## Problem statement
Leave out every picture, then output exactly the lines between the ones holding "Output the component" and "import * as", inclusive, and nothing beyond them.

## Data shown

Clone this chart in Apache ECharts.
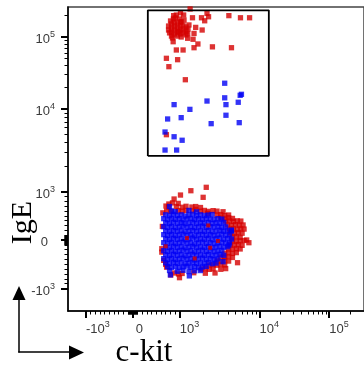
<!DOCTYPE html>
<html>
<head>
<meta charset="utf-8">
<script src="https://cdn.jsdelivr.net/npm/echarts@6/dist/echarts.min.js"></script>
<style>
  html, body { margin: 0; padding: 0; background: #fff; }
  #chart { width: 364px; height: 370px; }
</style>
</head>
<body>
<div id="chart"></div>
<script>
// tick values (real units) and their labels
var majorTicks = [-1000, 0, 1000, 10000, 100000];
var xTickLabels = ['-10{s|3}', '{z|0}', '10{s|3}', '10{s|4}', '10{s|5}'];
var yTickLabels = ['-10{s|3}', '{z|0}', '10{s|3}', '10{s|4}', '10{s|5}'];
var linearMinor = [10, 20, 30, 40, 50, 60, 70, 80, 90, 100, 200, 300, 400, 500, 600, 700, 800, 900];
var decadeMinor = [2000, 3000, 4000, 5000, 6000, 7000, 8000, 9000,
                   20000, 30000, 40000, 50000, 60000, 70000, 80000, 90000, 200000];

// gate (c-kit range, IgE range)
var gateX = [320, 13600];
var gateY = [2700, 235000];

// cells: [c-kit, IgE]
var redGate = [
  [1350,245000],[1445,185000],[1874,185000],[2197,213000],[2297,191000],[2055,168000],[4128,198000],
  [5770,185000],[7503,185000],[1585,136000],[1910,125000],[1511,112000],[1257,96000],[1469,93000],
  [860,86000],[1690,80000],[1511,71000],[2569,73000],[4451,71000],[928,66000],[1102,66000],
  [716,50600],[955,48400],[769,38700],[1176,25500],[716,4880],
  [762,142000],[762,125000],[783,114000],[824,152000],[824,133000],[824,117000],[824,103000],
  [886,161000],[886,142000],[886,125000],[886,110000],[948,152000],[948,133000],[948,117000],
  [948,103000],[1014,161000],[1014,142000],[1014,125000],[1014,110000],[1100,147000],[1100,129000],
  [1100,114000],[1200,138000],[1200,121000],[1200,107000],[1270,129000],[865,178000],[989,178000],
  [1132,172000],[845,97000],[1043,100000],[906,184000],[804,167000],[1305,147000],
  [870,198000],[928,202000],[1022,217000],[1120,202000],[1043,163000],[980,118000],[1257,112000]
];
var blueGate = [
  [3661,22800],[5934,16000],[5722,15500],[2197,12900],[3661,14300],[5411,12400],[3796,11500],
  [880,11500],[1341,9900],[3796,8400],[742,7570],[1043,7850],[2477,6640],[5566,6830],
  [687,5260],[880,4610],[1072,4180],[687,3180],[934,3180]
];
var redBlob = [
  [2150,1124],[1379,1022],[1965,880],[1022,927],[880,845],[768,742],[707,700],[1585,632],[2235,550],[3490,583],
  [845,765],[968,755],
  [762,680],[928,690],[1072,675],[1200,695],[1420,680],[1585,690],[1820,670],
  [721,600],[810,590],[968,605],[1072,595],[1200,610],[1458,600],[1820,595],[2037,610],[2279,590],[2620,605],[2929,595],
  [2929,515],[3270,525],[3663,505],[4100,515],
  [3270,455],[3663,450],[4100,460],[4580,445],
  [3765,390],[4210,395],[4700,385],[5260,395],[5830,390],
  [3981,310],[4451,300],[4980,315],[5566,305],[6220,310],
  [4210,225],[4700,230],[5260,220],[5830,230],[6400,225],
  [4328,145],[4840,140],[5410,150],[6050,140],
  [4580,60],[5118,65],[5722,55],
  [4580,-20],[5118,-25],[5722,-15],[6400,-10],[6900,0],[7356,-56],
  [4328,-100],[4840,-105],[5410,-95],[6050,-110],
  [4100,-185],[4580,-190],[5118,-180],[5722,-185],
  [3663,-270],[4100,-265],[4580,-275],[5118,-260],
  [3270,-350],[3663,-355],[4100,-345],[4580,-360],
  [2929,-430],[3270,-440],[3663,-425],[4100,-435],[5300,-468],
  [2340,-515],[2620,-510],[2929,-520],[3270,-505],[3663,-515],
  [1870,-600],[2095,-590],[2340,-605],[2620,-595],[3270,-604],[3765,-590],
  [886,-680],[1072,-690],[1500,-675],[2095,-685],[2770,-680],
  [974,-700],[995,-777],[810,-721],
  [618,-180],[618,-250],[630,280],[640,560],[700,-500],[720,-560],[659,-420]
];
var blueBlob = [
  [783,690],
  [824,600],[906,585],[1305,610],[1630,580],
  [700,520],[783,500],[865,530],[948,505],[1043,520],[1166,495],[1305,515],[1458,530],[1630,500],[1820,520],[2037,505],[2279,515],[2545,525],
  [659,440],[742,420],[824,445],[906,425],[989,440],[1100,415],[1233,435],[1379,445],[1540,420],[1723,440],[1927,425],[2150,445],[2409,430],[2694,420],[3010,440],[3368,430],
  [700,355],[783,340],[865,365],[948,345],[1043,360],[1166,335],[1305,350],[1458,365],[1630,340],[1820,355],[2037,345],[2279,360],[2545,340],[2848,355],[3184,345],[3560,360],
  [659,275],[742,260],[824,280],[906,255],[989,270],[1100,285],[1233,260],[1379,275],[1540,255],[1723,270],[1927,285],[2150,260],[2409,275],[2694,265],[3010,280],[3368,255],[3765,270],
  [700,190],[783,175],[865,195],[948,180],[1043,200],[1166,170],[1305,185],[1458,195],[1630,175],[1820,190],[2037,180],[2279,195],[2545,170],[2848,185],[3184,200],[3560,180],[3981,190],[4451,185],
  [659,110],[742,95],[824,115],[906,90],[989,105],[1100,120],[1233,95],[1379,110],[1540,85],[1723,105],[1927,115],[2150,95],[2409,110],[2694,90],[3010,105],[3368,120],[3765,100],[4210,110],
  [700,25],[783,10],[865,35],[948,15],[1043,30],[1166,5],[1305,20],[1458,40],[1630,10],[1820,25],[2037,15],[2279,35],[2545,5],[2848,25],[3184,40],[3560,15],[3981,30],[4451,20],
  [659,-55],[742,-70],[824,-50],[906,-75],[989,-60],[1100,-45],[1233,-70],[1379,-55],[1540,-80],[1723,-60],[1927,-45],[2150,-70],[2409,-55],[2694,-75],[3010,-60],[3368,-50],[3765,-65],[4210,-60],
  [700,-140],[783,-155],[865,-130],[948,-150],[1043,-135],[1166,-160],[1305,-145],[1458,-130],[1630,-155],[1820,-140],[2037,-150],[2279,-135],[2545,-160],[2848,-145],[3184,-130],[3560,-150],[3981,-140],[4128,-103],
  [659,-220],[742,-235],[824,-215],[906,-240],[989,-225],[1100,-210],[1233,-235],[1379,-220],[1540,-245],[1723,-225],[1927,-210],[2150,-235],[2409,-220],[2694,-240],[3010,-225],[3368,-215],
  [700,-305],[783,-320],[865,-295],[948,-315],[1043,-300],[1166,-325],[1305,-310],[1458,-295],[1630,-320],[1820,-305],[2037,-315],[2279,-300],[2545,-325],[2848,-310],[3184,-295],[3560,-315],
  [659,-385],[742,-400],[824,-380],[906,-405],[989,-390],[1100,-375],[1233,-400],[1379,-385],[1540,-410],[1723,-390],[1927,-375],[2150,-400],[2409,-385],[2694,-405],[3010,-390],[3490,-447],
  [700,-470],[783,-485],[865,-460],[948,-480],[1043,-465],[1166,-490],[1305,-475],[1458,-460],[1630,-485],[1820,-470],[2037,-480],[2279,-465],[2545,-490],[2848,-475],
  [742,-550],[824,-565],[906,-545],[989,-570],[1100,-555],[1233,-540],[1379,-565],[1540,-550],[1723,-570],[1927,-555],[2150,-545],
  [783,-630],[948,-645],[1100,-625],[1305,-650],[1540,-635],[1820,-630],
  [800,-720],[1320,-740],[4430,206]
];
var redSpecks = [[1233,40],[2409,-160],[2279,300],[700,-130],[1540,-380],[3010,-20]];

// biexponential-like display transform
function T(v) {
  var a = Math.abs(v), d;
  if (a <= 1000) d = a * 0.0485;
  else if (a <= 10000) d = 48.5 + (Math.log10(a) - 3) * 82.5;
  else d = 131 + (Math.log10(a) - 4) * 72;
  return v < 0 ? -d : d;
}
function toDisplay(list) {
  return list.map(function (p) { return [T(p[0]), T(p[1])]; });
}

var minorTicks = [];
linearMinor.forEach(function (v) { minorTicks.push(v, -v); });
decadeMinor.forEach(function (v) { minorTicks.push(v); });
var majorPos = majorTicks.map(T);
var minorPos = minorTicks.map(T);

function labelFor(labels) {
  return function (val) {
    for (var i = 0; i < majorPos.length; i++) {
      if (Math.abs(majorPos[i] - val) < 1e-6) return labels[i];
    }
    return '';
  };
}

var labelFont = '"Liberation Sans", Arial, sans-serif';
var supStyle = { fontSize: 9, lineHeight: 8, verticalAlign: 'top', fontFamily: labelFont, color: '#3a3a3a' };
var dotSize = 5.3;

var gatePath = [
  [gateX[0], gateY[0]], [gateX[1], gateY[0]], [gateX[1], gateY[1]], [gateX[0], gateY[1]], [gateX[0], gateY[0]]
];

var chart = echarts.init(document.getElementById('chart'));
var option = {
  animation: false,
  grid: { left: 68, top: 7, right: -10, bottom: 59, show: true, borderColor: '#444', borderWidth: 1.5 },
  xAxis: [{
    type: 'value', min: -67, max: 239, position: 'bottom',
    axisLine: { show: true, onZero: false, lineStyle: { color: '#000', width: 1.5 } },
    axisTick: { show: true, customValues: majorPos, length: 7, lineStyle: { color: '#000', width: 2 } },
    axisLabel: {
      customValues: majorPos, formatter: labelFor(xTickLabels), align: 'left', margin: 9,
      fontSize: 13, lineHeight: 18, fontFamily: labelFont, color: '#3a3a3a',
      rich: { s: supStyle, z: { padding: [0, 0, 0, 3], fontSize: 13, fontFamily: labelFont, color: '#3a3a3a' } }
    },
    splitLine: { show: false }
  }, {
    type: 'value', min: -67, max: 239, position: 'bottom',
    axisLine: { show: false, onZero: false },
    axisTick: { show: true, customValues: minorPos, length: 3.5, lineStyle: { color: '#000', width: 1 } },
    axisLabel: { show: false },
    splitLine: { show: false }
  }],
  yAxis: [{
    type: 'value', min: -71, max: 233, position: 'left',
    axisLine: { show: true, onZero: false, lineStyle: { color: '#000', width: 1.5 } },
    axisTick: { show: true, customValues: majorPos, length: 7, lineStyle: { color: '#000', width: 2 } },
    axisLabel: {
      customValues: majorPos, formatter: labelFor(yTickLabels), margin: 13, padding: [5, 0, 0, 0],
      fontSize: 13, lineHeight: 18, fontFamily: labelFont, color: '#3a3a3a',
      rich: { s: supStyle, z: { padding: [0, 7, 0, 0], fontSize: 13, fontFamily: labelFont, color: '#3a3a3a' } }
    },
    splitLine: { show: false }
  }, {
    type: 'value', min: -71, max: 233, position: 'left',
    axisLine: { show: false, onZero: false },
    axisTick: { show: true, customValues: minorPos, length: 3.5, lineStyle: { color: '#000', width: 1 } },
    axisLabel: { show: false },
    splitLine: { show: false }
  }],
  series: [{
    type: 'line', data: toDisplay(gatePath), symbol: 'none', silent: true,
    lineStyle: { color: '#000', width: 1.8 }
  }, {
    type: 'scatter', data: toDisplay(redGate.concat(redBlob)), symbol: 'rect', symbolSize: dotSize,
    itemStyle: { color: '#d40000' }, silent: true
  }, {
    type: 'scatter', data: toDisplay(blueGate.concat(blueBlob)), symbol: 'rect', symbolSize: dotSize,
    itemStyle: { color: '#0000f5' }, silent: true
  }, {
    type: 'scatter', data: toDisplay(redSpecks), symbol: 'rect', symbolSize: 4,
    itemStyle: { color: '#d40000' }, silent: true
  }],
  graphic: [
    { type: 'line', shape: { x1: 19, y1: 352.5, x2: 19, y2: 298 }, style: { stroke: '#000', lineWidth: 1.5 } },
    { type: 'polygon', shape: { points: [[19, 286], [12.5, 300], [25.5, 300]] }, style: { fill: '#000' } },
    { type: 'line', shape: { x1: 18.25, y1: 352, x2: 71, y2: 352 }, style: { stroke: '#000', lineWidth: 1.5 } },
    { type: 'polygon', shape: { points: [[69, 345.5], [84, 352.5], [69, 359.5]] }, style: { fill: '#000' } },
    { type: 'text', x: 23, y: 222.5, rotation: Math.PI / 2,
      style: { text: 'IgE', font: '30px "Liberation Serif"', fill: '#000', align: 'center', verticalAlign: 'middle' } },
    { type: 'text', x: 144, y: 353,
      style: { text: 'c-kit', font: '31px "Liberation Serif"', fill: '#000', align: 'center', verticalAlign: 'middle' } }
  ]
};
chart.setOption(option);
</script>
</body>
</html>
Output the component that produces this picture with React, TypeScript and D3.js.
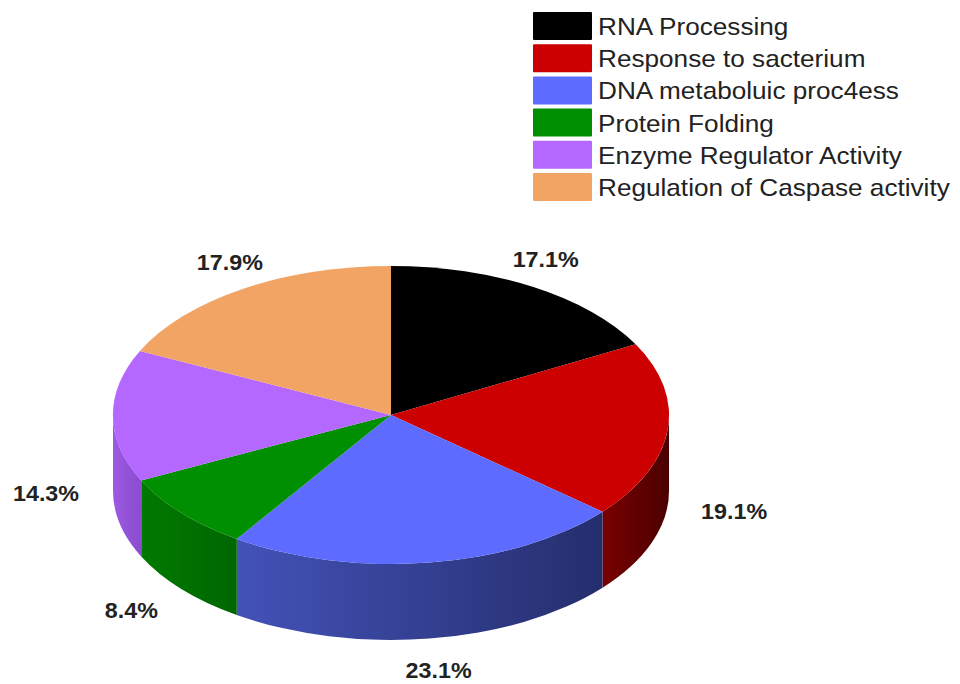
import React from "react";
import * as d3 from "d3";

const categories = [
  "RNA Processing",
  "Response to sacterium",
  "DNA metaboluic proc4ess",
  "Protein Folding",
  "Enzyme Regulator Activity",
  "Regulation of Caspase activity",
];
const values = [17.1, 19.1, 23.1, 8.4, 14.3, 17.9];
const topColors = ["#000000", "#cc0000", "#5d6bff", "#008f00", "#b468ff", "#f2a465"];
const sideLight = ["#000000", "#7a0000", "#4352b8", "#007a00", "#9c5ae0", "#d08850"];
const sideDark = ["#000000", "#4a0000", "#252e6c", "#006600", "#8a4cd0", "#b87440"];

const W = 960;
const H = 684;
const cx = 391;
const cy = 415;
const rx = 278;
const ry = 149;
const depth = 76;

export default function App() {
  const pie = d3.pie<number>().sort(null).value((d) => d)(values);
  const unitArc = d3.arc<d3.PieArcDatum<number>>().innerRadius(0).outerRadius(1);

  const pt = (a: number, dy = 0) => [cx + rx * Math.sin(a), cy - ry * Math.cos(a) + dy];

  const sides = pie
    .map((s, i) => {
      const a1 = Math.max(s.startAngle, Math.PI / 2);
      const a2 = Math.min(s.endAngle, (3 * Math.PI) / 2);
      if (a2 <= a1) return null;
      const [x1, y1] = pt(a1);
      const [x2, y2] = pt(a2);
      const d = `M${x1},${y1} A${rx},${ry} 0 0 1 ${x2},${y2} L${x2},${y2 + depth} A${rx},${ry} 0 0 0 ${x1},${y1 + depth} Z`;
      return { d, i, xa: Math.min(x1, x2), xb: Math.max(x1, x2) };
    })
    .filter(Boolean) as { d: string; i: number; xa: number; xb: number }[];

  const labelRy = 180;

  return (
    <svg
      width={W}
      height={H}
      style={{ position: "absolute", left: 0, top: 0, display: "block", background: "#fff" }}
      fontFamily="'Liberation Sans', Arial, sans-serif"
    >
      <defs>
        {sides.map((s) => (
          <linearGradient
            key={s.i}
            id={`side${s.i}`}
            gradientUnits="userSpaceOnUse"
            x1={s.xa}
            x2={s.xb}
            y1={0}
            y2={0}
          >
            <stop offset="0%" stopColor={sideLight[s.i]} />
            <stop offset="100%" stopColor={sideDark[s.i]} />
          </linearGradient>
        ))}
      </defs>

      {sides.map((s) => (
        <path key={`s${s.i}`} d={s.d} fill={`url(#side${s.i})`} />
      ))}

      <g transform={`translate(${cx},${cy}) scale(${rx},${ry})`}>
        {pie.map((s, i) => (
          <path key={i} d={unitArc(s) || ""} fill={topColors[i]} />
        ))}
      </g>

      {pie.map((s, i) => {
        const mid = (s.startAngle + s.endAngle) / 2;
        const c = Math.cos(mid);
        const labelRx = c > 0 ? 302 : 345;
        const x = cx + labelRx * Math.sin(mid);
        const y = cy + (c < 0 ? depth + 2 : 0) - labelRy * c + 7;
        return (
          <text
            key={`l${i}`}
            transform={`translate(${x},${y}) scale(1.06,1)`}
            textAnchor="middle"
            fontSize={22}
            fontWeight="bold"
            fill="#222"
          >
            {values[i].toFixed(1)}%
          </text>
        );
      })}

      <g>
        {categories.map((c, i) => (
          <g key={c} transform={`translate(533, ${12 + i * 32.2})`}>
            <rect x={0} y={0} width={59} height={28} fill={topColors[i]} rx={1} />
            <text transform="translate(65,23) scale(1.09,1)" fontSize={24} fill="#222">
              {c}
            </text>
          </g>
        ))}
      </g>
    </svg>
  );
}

## Solution for this exercise
Output the component that produces this picture with React, TypeScript and D3.js.
import React from "react";
import * as d3 from "d3";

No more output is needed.